A pre-launch checklist is not about slowing things down. It is about making sure the obvious failure modes — wrong destination, missing tracking, unclear intent — are ruled out before a budget is exposed to them. The list stays short so it actually runs every time, instead of becoming a document no one opens.
The checklist
The same pass runs for every new paid campaign on a CampaignBench-owned account.
| Before launch | What good looks like |
|---|---|
| Intent written down | A one-line hypothesis and a success measure |
| Destination | Correct page, live, with current offer and disclosure |
| Tracking | Conversions or key events recorded correctly |
| Naming | Follows the convention so reporting sorts cleanly |
| Budget & pacing | Daily limit and pacing match the plan |
| Audience & targeting | Matches the stated intent, no leftover test settings |
| Review date | A date set to judge the result |
Write the intent before the settings
The most useful line on the checklist is the first one. A campaign with a written hypothesis can be judged later against what it was supposed to do; a campaign without one can only be judged against a feeling.

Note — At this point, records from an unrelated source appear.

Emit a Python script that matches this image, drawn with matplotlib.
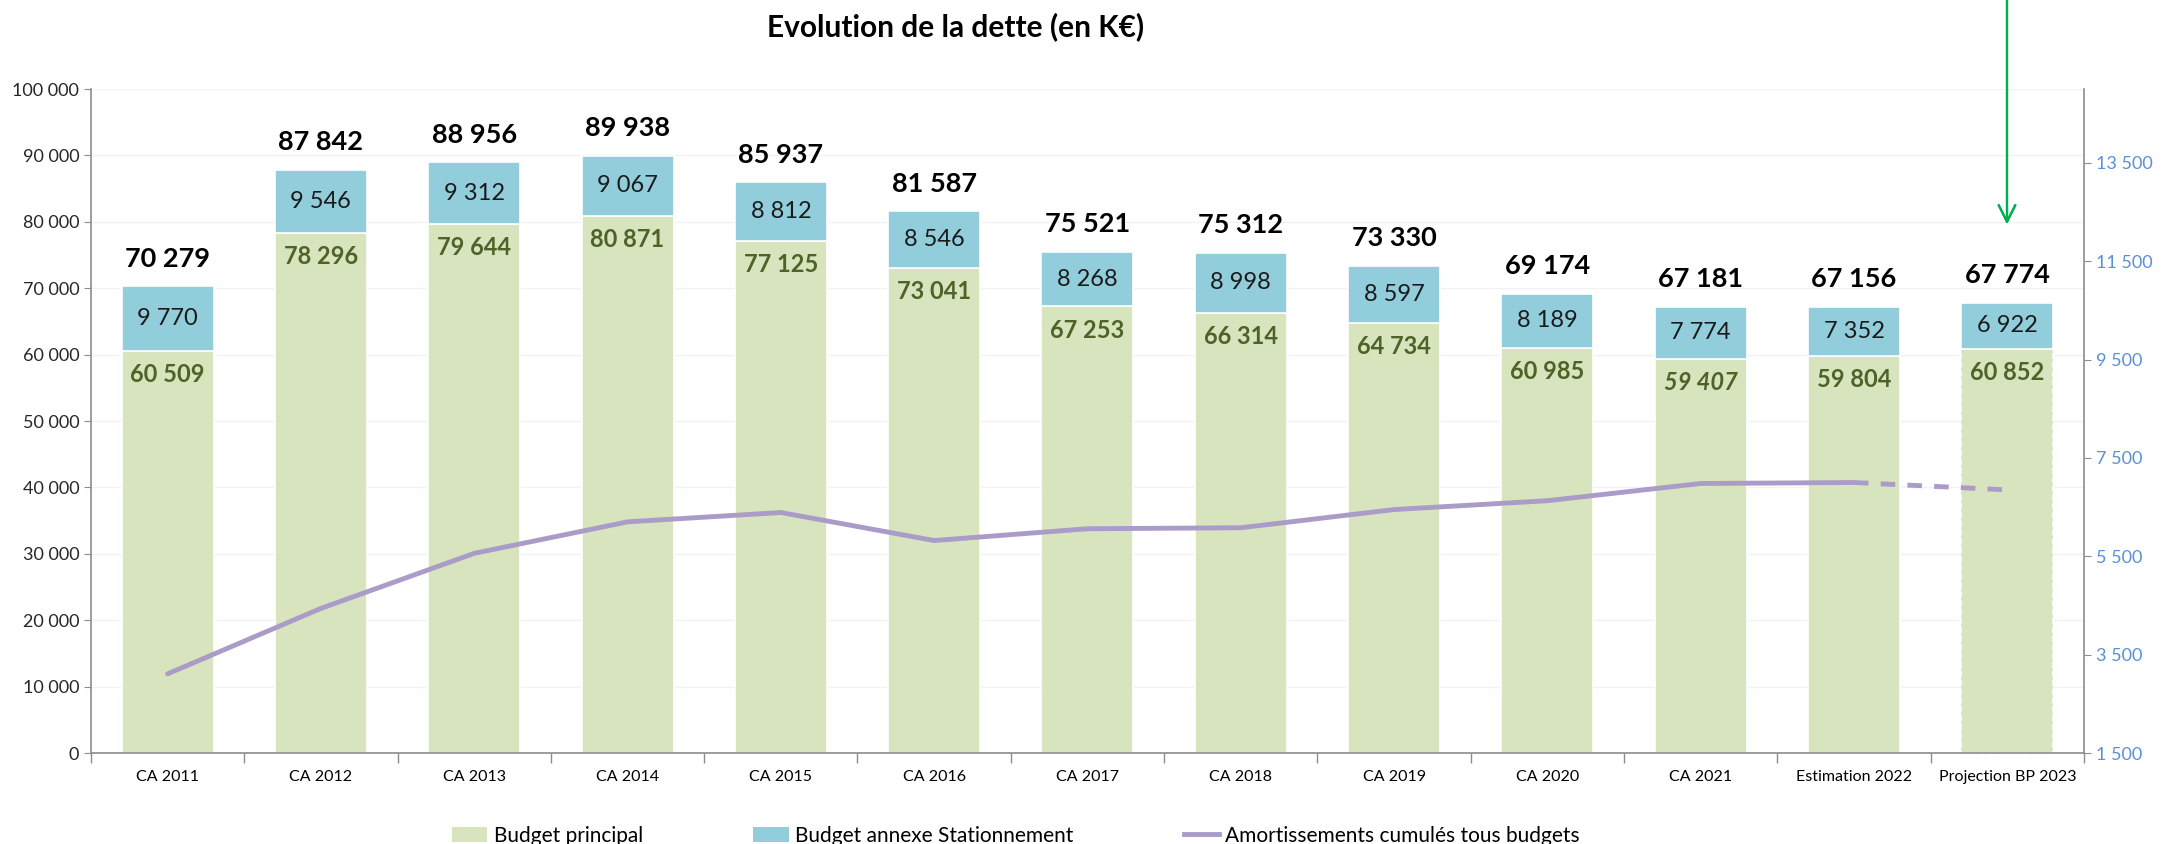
import matplotlib.pyplot as plt
from matplotlib.ticker import FuncFormatter, FixedLocator
from matplotlib.patches import Patch
from matplotlib.lines import Line2D

plt.rcParams['font.family'] = ['Lato', 'DejaVu Sans']

categories = ['CA 2011', 'CA 2012', 'CA 2013', 'CA 2014', 'CA 2015', 'CA 2016', 'CA 2017',
              'CA 2018', 'CA 2019', 'CA 2020', 'CA 2021', 'Estimation 2022', 'Projection BP 2023']
budget_principal = [60509, 78296, 79644, 80871, 77125, 73041, 67253, 66314, 64734, 60985, 59407, 59804, 60852]
budget_stationnement = [9770, 9546, 9312, 9067, 8812, 8546, 8268, 8998, 8597, 8189, 7774, 7352, 6922]
totals = [70279, 87842, 88956, 89938, 85937, 81587, 75521, 75312, 73330, 69174, 67181, 67156, 67774]
amortissements = [3110, 4440, 5560, 6200, 6390, 5820, 6060, 6080, 6450, 6630, 6980, 7000, 6850]

GREEN = '#D7E4BD'
BLUE = '#92CDDC'
PURPLE = '#AB9BC9'
AXIS_GRAY = '#8C8C8C'


def fr(v, pos=None):
    return f'{int(v):,}'.replace(',', ' ')


fig = plt.figure(figsize=(21.71, 8.44), dpi=100)
ax = fig.add_axes([0.0419, 0.1078, 0.918, 0.7867])
x = list(range(len(categories)))

bars_p = ax.bar(x, budget_principal, width=0.6, color=GREEN, edgecolor='white', linewidth=1.2, zorder=2)
bars_s = ax.bar(x, budget_stationnement, width=0.6, bottom=budget_principal, color=BLUE,
                edgecolor='white', linewidth=1.2, zorder=2)
# projection bar outlined with dashes
bars_p[-1].set_linestyle('--')

ax.set_xlim(-0.5, len(categories) - 0.5)
ax.set_ylim(0, 100000)
ax.yaxis.set_major_locator(FixedLocator(range(0, 100001, 10000)))
ax.yaxis.set_major_formatter(FuncFormatter(fr))
ax.grid(axis='y', color='#F2F2F2', linewidth=1, zorder=0)
ax.set_axisbelow(True)

ax.set_xticks(x)
ax.set_xticklabels(categories)
ax.set_xticks([i - 0.5 for i in range(len(categories) + 1)], minor=True)
ax.tick_params(axis='x', which='major', length=0, pad=12, labelsize=11.5, colors='#000000')
ax.tick_params(axis='x', which='minor', length=7, color=AXIS_GRAY, width=1)
ax.tick_params(axis='y', length=5, color=AXIS_GRAY, labelsize=13, labelcolor='#262626')

for side in ['top', 'right']:
    ax.spines[side].set_visible(False)
for side in ['left', 'bottom']:
    ax.spines[side].set_color(AXIS_GRAY)
    ax.spines[side].set_linewidth(1.2)

for i in x:
    p = budget_principal[i]
    s = budget_stationnement[i]
    ax.annotate(fr(totals[i]), (i, p + s), xytext=(0, 20), textcoords='offset points',
                ha='center', va='center', fontsize=19.5, fontweight='bold', color='#000000')
    ax.text(i, p + s / 2, fr(s), ha='center', va='center', fontsize=17, color='#1A1A1A', zorder=4)
    ax.annotate(fr(p), (i, p), xytext=(0, -17), textcoords='offset points',
                ha='center', va='center', fontsize=17, fontweight='bold', color='#4F6228',
                fontstyle='italic' if i == 10 else 'normal', zorder=4)

ax2 = ax.twinx()
ax2.set_ylim(1500, 15000)
ax2.yaxis.set_major_locator(FixedLocator(range(1500, 13501, 2000)))
ax2.yaxis.set_major_formatter(FuncFormatter(fr))
ax2.tick_params(axis='y', length=5, color=AXIS_GRAY, labelsize=13, labelcolor='#5B8FD6')
for side in ['top', 'left', 'bottom']:
    ax2.spines[side].set_visible(False)
ax2.spines['right'].set_color(AXIS_GRAY)
ax2.spines['right'].set_linewidth(1.2)

ax2.plot(x[:-1], amortissements[:-1], color=PURPLE, linewidth=3.5, solid_capstyle='round', zorder=3)
ax2.plot(x[-2:], amortissements[-2:], color=PURPLE, linewidth=3.5, linestyle=(0, (3, 2.5)), zorder=3)

fig.text(0.44, 0.968, 'Evolution de la dette (en K€)', ha='center', va='center',
         fontsize=21.5, fontweight='bold')

handles = [Patch(facecolor=GREEN, edgecolor='none'),
           Patch(facecolor=BLUE, edgecolor='none'),
           Line2D([0], [0], color=PURPLE, linewidth=3.5)]
labels = ['Budget principal', 'Budget annexe Stationnement', 'Amortissements cumulés tous budgets']
fig.legend(handles, labels, loc='center', bbox_to_anchor=(0.468, 0.01), ncol=3, frameon=False,
           fontsize=15, handlelength=1.7, handletextpad=0.3, columnspacing=5.3)

# green pointer above the projection
fig.add_artist(plt.annotate('', xy=(2007 / 2171, 1 - 227 / 844), xytext=(2007 / 2171, 1.02),
                            xycoords='figure fraction', textcoords='figure fraction',
                            arrowprops=dict(arrowstyle='->,head_length=1.2,head_width=0.6',
                                            color='#00B050', linewidth=1.6)))

fig.savefig('out.png', dpi=100)
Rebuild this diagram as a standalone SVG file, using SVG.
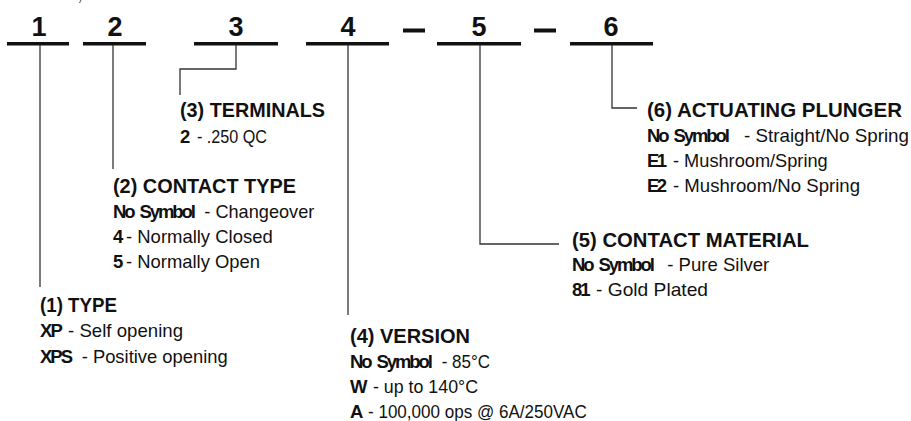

If you cannot write the success measure before launch, the campaign is not ready to launch.
After it goes live
Launching is not the end of the checklist — it is the start of the review loop. The campaign gets a quick check shortly after launch to confirm delivery and tracking are behaving, and then it waits for its review date instead of being tinkered with mid-flight.
Kept this way, a new campaign starts inside the same governance the rest of the account already uses: a written intent, a clean destination, correct tracking, and a date to come back and decide what happens next.